Short problem -
Using the material that follows, identify and copy each line with the string "this".

********

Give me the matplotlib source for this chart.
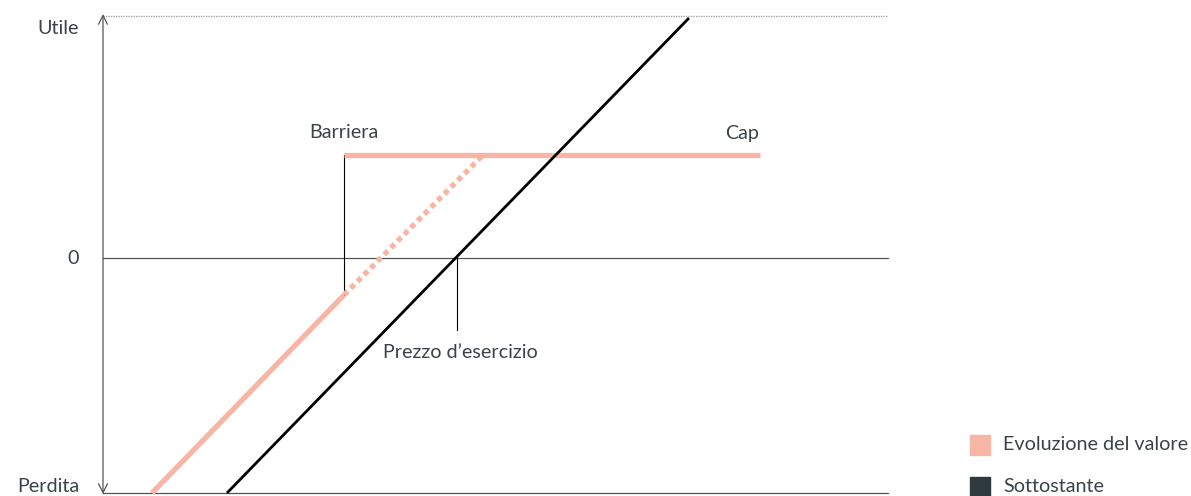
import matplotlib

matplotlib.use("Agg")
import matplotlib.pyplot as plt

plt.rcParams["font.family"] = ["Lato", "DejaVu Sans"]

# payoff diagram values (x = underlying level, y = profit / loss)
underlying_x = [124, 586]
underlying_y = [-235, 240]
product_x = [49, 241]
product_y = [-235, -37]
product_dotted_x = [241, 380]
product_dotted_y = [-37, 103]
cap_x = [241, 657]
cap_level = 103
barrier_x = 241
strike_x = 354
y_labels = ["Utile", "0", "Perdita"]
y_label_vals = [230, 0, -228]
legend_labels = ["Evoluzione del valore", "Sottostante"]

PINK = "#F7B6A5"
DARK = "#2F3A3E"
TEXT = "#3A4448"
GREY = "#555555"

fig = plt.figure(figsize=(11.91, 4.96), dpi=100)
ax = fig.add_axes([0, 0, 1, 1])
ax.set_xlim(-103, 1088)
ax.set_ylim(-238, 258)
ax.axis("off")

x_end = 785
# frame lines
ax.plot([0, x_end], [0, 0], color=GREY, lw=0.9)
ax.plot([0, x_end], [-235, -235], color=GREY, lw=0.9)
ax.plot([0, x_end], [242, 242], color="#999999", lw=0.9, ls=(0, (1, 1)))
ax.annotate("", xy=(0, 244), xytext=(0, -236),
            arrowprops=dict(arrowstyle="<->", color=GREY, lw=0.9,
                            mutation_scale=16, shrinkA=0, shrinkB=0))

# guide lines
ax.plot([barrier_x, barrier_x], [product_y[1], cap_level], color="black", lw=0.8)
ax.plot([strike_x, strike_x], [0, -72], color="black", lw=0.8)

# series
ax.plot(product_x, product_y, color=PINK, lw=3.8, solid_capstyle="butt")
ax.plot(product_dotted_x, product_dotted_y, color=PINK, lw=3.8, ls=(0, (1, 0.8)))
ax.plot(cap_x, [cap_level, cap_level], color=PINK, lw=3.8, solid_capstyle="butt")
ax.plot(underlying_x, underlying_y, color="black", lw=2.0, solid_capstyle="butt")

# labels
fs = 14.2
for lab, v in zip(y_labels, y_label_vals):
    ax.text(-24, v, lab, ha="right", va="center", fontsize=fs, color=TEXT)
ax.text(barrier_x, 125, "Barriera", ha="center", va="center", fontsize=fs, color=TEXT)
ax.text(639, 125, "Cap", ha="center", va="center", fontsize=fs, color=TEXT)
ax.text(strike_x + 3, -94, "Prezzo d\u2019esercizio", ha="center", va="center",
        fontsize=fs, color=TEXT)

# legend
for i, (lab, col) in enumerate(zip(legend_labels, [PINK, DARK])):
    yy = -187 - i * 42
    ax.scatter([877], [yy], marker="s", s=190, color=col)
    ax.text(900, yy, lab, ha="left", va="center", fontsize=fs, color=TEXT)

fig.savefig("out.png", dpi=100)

********

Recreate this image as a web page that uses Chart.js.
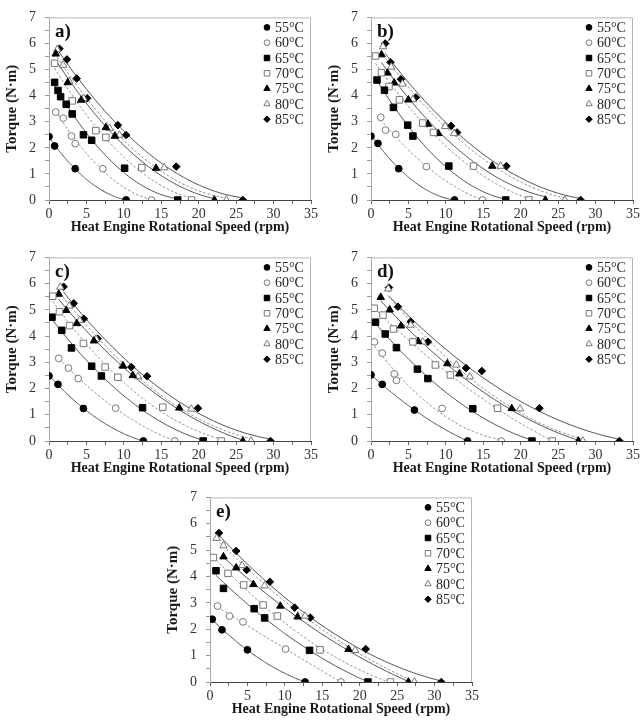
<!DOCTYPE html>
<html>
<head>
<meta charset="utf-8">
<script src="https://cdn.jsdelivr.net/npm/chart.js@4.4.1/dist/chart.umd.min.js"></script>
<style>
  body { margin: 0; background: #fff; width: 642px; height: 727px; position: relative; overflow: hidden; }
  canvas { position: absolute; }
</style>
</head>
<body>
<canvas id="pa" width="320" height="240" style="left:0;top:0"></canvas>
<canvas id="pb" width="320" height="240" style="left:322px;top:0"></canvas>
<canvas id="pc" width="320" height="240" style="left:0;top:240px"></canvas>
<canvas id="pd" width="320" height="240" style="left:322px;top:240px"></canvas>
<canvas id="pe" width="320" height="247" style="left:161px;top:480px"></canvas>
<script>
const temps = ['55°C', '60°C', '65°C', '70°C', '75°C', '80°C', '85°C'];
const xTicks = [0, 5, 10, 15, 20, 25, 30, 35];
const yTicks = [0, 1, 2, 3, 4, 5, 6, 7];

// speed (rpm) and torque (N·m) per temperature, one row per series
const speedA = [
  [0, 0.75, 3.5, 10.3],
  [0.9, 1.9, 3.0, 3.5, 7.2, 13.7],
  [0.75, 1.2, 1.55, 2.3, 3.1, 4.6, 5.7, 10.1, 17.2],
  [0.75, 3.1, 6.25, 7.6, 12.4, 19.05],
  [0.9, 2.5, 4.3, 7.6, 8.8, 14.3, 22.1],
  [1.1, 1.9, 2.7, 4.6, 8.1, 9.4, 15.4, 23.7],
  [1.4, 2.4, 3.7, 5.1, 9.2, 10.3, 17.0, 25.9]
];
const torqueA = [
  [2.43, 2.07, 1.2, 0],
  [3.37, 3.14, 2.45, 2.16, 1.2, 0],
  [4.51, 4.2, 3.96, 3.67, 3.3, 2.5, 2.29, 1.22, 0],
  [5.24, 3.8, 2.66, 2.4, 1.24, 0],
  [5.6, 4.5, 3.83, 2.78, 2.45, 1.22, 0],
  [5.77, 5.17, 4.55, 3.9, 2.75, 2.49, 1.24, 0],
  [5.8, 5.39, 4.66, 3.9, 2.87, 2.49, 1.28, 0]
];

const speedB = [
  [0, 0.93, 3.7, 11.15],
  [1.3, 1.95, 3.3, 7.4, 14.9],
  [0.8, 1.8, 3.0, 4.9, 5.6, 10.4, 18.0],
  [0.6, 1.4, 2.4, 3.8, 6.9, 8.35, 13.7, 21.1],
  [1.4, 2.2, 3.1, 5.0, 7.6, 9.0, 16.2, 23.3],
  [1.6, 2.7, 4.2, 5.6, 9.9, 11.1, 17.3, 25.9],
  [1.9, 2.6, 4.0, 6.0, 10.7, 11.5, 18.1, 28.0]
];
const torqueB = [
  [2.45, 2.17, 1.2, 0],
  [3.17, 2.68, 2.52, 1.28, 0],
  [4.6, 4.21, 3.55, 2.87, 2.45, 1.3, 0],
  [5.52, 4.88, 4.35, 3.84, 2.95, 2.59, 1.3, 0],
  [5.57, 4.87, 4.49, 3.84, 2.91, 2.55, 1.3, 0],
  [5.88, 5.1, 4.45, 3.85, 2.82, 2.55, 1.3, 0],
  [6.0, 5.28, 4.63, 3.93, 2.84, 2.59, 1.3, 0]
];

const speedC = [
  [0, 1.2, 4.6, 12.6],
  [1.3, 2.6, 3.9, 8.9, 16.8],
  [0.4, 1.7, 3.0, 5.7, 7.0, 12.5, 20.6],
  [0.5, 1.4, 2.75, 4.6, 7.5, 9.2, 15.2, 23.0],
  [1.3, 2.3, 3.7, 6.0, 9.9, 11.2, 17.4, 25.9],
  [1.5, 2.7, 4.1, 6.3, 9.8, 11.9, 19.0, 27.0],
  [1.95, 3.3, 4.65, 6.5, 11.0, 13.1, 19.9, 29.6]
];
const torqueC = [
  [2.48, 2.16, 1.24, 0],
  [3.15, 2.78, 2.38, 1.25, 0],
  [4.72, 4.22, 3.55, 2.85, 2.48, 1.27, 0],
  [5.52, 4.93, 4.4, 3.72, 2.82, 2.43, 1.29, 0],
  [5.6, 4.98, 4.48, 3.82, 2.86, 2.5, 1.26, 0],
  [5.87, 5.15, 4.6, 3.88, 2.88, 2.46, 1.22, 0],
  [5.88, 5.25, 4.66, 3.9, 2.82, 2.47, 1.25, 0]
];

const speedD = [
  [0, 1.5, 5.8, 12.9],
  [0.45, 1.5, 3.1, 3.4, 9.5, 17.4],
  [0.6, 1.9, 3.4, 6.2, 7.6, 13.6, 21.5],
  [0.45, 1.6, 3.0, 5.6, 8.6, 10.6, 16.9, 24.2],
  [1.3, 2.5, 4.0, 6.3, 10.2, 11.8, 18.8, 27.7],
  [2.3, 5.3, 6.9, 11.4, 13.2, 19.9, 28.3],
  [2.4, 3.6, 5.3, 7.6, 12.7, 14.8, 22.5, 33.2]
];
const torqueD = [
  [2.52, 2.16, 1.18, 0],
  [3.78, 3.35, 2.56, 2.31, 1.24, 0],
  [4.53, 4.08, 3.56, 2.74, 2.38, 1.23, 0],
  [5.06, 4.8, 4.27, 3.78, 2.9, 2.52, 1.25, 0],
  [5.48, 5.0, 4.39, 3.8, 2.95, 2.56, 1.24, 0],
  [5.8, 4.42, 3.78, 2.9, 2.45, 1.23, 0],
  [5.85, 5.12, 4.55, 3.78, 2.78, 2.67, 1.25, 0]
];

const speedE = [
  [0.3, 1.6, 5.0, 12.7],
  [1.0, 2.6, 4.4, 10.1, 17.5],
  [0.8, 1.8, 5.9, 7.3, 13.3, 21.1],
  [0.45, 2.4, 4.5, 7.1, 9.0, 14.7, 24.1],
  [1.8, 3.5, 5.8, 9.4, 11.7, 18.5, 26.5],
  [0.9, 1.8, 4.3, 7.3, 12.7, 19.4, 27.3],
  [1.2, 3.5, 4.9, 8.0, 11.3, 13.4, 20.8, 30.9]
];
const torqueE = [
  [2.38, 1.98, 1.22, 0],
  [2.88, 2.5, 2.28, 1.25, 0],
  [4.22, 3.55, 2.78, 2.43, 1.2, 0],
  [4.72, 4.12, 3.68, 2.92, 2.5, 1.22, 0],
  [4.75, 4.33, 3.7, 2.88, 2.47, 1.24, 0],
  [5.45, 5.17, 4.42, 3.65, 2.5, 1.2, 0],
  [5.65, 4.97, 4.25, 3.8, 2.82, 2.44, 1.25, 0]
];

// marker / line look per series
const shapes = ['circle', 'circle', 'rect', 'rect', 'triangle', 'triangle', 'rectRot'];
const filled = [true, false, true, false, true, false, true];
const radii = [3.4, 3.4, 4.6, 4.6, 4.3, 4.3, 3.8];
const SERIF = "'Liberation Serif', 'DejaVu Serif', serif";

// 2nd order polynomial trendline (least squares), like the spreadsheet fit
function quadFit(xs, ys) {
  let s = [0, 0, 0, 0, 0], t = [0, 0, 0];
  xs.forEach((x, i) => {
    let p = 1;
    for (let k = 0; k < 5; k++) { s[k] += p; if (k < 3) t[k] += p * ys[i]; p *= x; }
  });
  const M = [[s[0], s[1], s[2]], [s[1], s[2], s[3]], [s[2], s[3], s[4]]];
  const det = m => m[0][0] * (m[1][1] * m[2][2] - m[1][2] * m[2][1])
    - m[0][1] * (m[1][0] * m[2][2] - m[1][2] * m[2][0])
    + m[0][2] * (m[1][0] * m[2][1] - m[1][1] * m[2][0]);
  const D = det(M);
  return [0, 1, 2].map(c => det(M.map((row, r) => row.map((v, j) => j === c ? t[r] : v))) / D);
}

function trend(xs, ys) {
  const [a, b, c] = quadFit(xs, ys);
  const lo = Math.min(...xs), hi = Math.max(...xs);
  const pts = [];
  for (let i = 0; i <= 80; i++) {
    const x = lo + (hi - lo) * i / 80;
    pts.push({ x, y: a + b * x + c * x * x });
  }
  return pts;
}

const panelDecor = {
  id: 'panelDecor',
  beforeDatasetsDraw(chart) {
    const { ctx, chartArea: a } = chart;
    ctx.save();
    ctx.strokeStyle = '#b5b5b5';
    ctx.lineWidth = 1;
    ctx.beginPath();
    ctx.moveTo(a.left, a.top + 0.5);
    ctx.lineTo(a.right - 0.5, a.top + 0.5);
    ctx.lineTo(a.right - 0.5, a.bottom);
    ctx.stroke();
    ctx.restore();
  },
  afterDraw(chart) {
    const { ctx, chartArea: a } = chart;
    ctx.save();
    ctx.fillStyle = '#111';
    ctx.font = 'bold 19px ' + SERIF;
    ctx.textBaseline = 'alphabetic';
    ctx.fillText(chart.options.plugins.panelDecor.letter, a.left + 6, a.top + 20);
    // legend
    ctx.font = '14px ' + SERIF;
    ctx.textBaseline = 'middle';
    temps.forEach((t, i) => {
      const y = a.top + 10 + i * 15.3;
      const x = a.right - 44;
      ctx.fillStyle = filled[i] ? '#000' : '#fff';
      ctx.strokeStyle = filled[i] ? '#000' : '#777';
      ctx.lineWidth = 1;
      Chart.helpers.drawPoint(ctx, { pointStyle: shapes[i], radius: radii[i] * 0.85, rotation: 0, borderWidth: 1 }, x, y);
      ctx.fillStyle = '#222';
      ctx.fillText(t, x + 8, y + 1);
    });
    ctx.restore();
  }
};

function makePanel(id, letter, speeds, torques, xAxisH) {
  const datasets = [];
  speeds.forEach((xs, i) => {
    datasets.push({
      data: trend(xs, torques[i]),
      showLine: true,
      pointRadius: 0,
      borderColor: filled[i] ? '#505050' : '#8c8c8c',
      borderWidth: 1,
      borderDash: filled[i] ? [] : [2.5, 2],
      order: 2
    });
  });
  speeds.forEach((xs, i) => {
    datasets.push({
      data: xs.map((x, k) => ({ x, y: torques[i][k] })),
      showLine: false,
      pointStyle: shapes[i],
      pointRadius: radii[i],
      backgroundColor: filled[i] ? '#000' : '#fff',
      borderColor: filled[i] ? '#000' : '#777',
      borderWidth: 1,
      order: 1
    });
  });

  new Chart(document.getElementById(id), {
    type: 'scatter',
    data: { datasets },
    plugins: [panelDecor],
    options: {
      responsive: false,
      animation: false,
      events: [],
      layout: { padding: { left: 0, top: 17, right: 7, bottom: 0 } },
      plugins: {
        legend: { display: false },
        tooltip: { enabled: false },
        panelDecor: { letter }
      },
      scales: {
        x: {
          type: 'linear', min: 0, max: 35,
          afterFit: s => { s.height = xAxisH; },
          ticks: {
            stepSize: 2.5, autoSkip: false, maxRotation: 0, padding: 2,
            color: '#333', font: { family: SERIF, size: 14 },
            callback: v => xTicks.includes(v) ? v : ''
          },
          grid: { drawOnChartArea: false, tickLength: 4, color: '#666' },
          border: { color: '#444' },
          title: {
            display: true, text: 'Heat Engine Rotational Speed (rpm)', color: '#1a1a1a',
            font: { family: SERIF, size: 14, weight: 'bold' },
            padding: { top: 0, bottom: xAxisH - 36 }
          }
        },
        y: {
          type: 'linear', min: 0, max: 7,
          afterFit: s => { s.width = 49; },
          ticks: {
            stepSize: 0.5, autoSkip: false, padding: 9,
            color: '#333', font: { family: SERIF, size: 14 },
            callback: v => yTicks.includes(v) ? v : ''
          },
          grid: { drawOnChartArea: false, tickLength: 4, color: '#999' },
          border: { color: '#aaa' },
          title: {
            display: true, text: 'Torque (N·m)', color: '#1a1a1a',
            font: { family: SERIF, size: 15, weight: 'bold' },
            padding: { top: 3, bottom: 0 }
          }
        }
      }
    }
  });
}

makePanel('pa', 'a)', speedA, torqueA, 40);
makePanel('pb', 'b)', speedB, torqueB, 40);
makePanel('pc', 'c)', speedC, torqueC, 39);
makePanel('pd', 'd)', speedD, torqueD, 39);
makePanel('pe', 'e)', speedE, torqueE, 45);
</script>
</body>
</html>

********

Full answer -
Give me the matplotlib source for this chart.
Recreate this image as a web page that uses Chart.js.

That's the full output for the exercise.